[Entries provided]
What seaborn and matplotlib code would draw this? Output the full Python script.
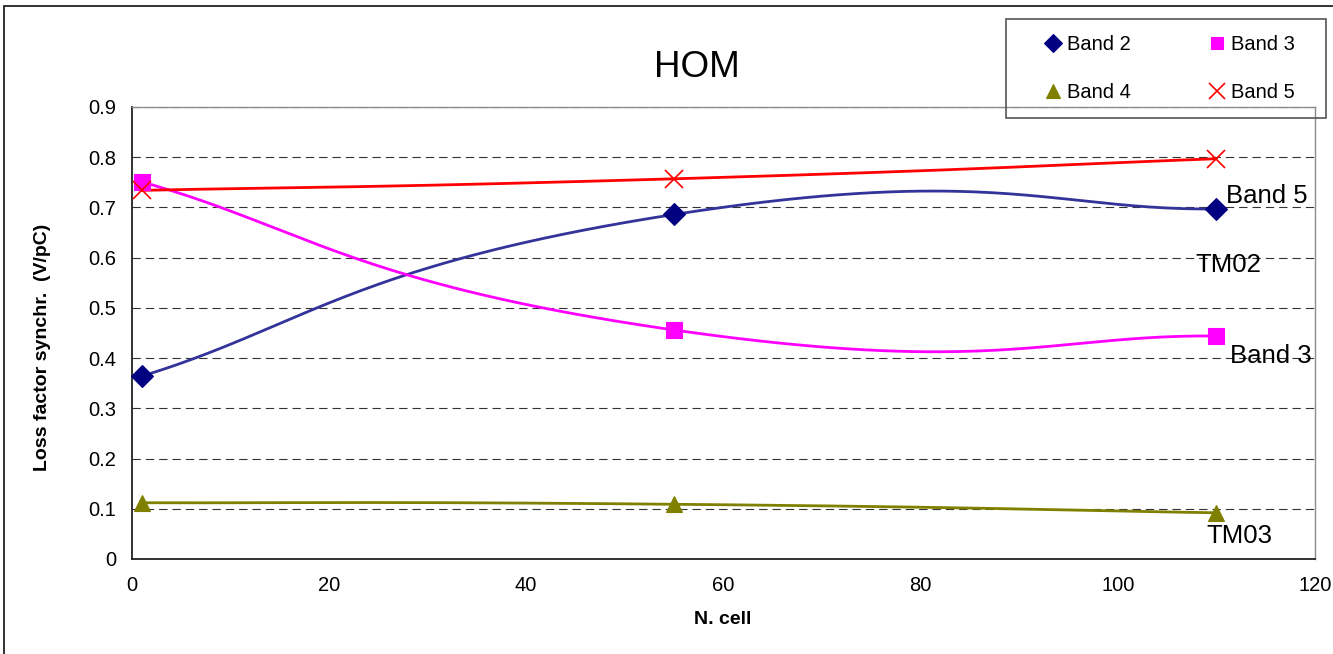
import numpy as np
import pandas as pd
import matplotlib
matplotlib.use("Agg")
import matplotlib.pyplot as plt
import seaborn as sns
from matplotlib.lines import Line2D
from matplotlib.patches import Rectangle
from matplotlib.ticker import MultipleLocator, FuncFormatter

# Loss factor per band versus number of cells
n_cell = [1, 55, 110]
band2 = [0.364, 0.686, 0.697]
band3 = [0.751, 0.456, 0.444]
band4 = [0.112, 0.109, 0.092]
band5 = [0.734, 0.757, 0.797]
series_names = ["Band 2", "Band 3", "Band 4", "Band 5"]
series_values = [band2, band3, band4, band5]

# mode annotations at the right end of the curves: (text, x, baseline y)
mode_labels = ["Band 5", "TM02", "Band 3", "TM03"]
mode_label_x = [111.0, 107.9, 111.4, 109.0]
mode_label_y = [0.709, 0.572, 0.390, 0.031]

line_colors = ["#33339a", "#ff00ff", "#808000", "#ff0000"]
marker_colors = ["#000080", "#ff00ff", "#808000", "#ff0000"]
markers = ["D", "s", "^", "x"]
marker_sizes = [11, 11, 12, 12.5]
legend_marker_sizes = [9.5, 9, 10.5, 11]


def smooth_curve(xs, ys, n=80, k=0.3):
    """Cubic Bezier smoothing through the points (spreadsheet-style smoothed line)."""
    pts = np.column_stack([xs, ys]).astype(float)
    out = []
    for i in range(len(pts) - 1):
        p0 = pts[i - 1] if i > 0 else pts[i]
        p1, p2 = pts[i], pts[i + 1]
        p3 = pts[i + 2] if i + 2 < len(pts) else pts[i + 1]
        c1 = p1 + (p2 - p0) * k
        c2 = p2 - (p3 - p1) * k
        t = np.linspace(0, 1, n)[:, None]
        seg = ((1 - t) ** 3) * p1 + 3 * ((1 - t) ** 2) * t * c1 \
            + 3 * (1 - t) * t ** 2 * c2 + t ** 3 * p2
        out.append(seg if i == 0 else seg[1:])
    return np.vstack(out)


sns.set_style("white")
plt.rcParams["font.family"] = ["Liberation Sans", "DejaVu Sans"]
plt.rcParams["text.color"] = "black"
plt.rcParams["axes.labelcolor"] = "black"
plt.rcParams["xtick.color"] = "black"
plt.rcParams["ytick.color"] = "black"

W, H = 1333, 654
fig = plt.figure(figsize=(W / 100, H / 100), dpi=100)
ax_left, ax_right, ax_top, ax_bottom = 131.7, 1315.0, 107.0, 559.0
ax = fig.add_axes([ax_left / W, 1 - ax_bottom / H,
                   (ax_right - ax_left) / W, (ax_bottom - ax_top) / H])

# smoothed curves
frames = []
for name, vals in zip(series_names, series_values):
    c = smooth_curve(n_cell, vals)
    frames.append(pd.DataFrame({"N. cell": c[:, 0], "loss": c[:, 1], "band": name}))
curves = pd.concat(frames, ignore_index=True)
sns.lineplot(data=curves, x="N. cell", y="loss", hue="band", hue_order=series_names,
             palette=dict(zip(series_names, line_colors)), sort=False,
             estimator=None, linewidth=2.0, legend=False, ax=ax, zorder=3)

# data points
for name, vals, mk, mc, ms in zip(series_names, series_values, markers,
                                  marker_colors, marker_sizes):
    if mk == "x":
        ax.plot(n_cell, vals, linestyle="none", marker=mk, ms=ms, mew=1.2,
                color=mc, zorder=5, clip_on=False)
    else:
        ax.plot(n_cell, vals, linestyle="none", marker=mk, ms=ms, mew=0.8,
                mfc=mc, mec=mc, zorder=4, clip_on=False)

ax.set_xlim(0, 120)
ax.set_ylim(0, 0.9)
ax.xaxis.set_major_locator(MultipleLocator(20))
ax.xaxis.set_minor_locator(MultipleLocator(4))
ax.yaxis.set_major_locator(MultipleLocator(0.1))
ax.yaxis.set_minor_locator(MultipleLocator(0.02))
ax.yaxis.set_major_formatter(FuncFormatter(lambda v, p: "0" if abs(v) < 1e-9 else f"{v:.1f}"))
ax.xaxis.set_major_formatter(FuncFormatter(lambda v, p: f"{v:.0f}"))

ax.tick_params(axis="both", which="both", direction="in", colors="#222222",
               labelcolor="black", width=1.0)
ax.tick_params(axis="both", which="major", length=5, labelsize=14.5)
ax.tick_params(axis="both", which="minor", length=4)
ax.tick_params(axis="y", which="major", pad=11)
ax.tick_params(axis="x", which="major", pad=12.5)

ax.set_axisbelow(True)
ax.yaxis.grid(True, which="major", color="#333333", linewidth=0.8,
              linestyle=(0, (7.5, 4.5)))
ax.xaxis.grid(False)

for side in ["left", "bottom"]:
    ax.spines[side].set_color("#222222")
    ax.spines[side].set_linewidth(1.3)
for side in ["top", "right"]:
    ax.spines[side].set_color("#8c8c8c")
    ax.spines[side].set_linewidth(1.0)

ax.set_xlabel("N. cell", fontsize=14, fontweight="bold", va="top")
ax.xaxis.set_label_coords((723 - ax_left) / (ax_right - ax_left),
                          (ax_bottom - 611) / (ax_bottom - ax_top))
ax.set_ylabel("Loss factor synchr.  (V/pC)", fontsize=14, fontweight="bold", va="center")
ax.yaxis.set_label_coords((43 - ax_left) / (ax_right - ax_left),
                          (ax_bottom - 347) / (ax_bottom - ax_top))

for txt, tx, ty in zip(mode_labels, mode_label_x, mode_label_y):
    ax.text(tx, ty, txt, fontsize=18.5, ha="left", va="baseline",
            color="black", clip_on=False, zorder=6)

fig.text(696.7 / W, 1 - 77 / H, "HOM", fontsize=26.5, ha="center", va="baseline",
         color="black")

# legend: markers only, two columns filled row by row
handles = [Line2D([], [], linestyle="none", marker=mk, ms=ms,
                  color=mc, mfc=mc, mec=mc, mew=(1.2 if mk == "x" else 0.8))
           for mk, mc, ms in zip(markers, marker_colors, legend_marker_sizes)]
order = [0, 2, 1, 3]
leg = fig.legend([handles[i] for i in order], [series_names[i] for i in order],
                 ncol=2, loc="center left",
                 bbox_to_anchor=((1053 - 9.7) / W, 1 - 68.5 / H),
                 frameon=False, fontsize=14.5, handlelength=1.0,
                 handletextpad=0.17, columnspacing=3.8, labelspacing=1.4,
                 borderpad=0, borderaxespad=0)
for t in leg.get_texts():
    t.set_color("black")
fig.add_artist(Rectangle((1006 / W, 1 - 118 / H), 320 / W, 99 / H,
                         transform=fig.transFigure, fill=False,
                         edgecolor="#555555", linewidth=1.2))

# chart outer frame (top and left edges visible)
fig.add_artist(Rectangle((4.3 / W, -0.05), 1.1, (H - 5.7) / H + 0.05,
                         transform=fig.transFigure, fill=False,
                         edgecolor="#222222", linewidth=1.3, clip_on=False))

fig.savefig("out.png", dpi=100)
---
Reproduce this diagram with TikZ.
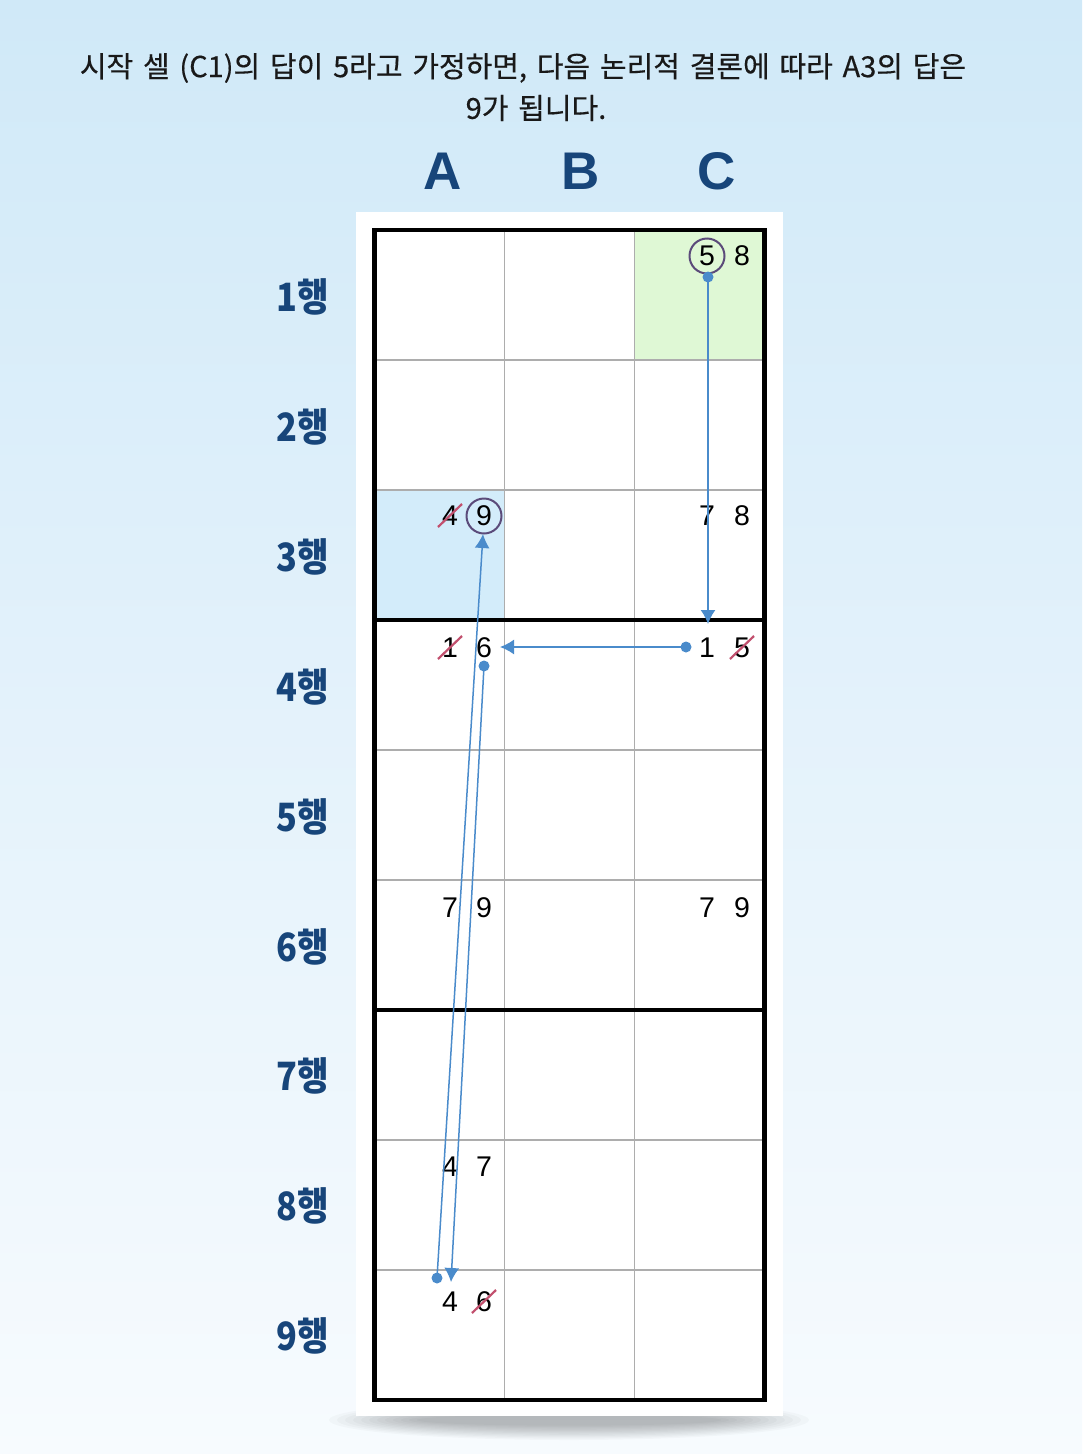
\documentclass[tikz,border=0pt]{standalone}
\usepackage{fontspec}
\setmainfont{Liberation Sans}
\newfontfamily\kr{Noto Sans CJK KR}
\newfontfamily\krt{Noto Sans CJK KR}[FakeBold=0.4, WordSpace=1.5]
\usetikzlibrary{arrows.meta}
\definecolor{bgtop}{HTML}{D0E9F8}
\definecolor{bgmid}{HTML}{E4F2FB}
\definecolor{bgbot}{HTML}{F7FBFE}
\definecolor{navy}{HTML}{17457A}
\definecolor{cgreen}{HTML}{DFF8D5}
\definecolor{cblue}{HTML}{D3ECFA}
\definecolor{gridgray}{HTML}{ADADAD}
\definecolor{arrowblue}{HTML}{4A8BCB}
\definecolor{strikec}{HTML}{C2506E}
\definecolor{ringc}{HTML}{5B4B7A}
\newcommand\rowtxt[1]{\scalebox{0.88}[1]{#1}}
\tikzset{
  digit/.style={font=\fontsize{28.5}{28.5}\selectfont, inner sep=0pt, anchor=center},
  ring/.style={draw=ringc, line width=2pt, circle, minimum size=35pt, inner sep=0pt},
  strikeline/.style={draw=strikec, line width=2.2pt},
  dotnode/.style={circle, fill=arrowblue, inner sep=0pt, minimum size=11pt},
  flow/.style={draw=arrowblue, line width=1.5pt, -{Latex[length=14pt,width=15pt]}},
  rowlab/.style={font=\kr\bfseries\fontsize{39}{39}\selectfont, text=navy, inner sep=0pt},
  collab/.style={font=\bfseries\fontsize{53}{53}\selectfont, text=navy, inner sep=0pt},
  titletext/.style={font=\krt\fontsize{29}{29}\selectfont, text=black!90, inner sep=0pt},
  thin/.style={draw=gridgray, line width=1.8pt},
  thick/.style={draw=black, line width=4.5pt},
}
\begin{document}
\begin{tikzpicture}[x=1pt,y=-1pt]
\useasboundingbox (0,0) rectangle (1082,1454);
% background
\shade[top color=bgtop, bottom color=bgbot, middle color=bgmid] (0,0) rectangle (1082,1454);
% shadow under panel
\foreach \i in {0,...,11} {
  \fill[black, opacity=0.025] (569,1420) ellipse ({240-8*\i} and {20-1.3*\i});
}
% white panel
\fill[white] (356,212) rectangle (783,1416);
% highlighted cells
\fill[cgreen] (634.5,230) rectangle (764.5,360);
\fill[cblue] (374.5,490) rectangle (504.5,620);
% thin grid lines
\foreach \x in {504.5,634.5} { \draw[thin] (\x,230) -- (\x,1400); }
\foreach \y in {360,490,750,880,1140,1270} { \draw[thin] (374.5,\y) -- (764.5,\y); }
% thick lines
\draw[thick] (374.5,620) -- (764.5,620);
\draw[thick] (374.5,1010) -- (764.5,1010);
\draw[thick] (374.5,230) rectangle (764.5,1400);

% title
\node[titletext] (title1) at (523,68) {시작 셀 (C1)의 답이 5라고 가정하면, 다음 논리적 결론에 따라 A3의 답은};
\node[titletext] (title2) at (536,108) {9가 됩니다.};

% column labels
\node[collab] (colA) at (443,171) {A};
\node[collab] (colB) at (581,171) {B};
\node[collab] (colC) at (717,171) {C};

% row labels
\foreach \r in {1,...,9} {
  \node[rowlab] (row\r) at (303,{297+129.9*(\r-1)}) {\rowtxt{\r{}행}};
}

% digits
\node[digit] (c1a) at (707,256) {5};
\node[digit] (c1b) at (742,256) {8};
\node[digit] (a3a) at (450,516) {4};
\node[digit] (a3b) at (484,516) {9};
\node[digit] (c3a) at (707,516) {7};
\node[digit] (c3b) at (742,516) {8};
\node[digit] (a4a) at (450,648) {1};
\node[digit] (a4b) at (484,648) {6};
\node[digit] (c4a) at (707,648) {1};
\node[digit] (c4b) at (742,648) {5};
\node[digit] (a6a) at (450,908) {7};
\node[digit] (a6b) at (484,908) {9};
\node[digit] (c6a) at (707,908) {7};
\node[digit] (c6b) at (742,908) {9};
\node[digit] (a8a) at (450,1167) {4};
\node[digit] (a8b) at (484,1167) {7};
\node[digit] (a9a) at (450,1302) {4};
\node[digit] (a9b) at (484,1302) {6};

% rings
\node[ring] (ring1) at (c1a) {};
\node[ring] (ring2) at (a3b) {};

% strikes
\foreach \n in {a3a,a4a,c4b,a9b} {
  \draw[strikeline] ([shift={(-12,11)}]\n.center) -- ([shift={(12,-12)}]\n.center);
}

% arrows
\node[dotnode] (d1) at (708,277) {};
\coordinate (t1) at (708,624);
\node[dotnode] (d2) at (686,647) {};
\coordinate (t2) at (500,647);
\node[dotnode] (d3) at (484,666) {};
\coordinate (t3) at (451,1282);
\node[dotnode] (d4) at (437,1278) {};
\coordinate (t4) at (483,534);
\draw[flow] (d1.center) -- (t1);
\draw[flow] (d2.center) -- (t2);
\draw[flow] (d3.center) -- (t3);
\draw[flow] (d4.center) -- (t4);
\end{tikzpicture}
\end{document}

[Written exercise] The word "this" may appear on some lines of these records; state how many such lines there are, and nothing else.

[Problem solution] 2